早いものですね。新しい一年が始まりその1/12の一か月の半分がすでに終わろうとしています。またアッという間に一年は過ぎ去り、私は歳を重ねます。

年末年始の食べ過ぎ飲み過ぎで胃も身体も重くなるこんな時期に野菜中心の食事に切り替えます。一汁一菜が最近巷で話題になっているようですが、私は学生時代からそんな食事がブームでした。豆腐や油揚げと冷蔵庫の残り野菜での味噌汁やスープをよく作ってきました。学生時代には金もありませんでしたから。

母ハルヱの料理もそんなのが多かったですよ。小学四年まで生活した父のいた会社の社宅の2DKの狭いキッチンにあった鉄パイプの脚の食卓をよく憶えています。そこで兄と二人、夕食で口にしたのがそんな汁物中心の食事でした。
そのほか出て来るおかずは昔ながらの煮物が多く、たまに出る揚げ物は野菜中心で、時々出るちくわの天ぷらがその頃はまだ嬉しかったです。

仕事を終えて、急いで帰って来た母がよく手を洗っていたのも記憶に深く残っています。看護師として働いていた母からは消毒のアルコールの匂いが漂っていました。そんな匂いは食事の準備とともに薄れていきます。母がエプロンを身に付け食事の支度を始めると兄と二人で食卓につき、母の動きを見ながら料理の出来上がるのを待っていたものです。いつもそんな忙しい母の背中に向かってその日あったことを話ししたものです。「そうなの、そうなの、」と母が忙しい手を止めずに私たちに返事をしてくれたことも憶えています。

その時には何も考えなかったそんな時間がどれほど幸せな時間だったかを今になって分かります。今は金さえ出せばどんな豪華な食事も手に入れ、口にすることは出来ます。
でも、たぶん記憶には残らない食事なんだろうと思います。
過ぎ去ったそんな時間を今とても大切に思い、男の私、今の年齢の私が何かを出来るわけはないのですが、そんな感覚だけでも残せないかと感じてきました。
食の幸せ、食の幸せの記憶を残したいと思ってきました。

そして自分で気付いているのです。
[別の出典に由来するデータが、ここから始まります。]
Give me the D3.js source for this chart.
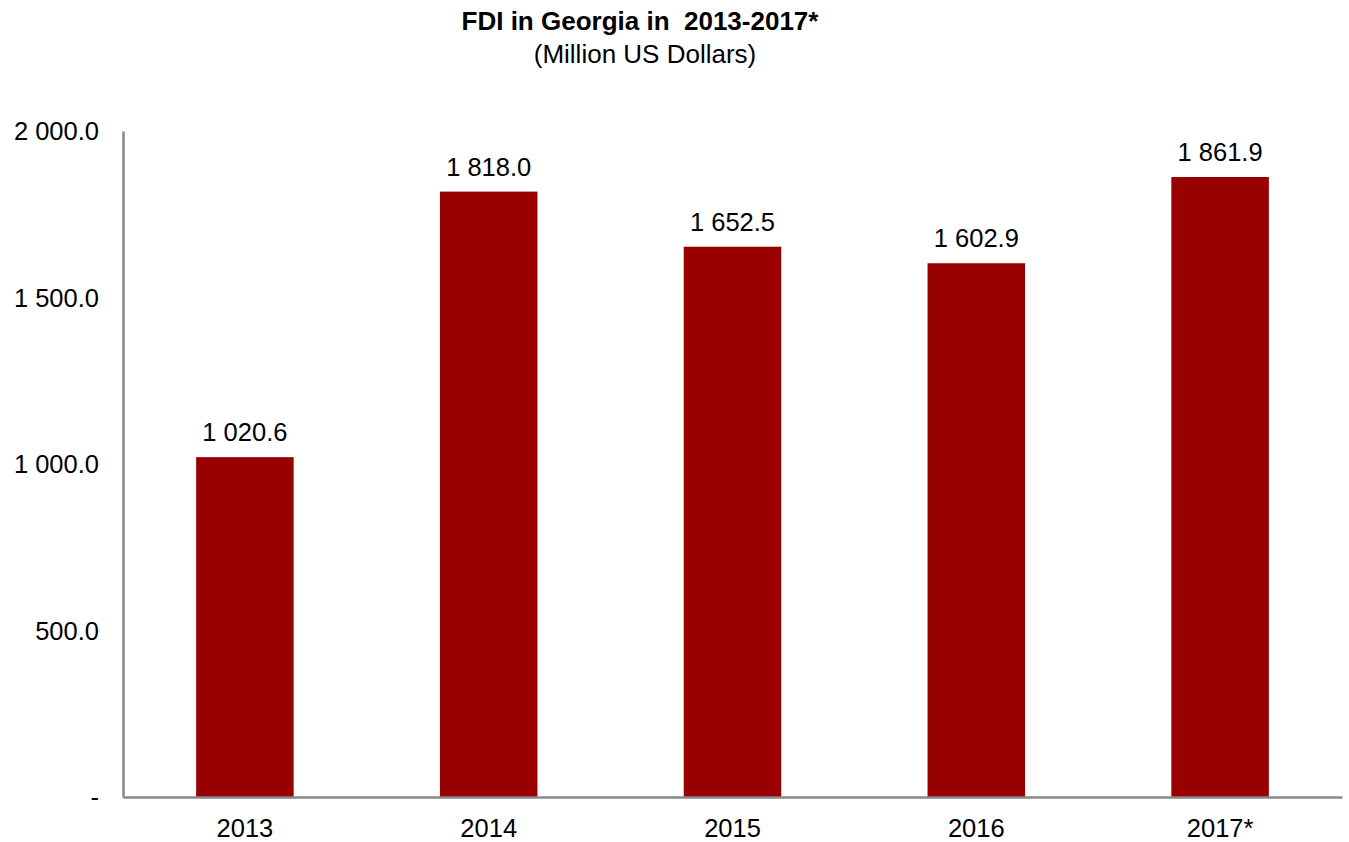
<!DOCTYPE html>
<html>
<head>
<meta charset="utf-8">
<script src="https://cdn.jsdelivr.net/npm/d3@7"></script>
<style>
  body { margin: 0; background: #fff; }
  text { font-family: "Liberation Sans", Arial, sans-serif; fill: #000; }
</style>
</head>
<body>
<div id="chart"></div>
<script>
// Données
const years = ["2013", "2014", "2015", "2016", "2017*"];
const fdi = [1020.6, 1818.0, 1652.5, 1602.9, 1861.9];
const yTicks = [0, 500, 1000, 1500, 2000];

const width = 1349, height = 842;
const margin = {top: 131, right: 7, bottom: 45, left: 123};

const svg = d3.select("#chart").append("svg")
    .attr("width", width)
    .attr("height", height);

// Échelles
const x = d3.scaleBand()
    .domain(years)
    .range([margin.left, width - margin.right])
    .paddingInner(0.6)
    .paddingOuter(0.3);

const y = d3.scaleLinear()
    .domain([0, 2000])
    .range([height - margin.bottom, margin.top]);

// Format "1 818.0"
const fmt = v => v === 0 ? "-" : d3.format(",.1f")(v).replace(/,/g, " ");

// Titre
svg.append("text")
    .attr("x", 640).attr("y", 30)
    .attr("text-anchor", "middle")
    .style("font-size", "26px").style("font-weight", "bold")
    .text("FDI in Georgia in\u00a0 2013-2017*");
svg.append("text")
    .attr("x", 645).attr("y", 63)
    .attr("text-anchor", "middle")
    .style("font-size", "26px")
    .text("(Million US Dollars)");

// Barres
svg.selectAll("rect.bar")
    .data(fdi)
    .enter().append("rect")
    .attr("class", "bar")
    .attr("x", (d, i) => x(years[i]))
    .attr("y", d => y(d))
    .attr("width", x.bandwidth())
    .attr("height", d => y(0) - y(d))
    .attr("fill", "#990000");

// Étiquettes de valeurs
svg.selectAll("text.val")
    .data(fdi)
    .enter().append("text")
    .attr("class", "val")
    .attr("x", (d, i) => x(years[i]) + x.bandwidth() / 2)
    .attr("y", d => y(d) - 16)
    .attr("text-anchor", "middle")
    .style("font-size", "25.5px")
    .text(d => fmt(d));

// Axe Y
const yAxis = svg.append("g")
    .attr("transform", `translate(${margin.left},0)`)
    .call(d3.axisLeft(y).tickValues(yTicks).tickSize(0).tickPadding(24).tickFormat(fmt));
yAxis.select(".domain").attr("stroke", "#888").attr("stroke-width", 2.5);
yAxis.selectAll("text").style("font-size", "25.5px").attr("dy", "0.35em");

// Axe X
const xAxis = svg.append("g")
    .attr("transform", `translate(0,${y(0)})`)
    .call(d3.axisBottom(x).tickSize(0).tickPadding(22));
xAxis.select(".domain").attr("stroke", "#888").attr("stroke-width", 2.5);
xAxis.selectAll("text").style("font-size", "25.5px");
</script>
</body>
</html>
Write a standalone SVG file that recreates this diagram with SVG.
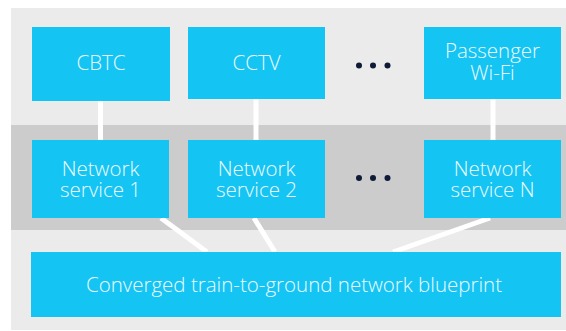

食べること、食を生むこと、それにまつわることを書くことが好きなことを。かと言ってそれで誰かを啓蒙したいなんてことはさらさら思いはしません。ただ、そんなことを書くのが好きなのです。
誰かが目にとめてくれて「そうかも知れんな」、「そんなことがあったな」なんて思ってくれればいいと思います。

書くことは記憶の整理になりそれが記憶の再生に繋がることもあります。私の心のどこかにある引き出しにまだ仕舞われている何かを死ぬまでに引き出していきたいのです。
そして、私はその事だけにとらわれて生きているわけではありません。食べていくために仕事をし、やめるわけにいかない合気道を続け、兄の最後も見届けなければなりません。それらの全ても記憶の引き出しを引くための私に課せられた作業なのかも知れません。
そんなことを考えているとやおら私は忙しくなり、おちおち歳を取ったなんて感じている間は無くなり、ボケている間さえ無くなります。

一人そんなことを考えつつ、ひじきと大豆をつつく冬の夜は、やはり日本酒の熱燗だろうと私の全身が騒ぎ出します。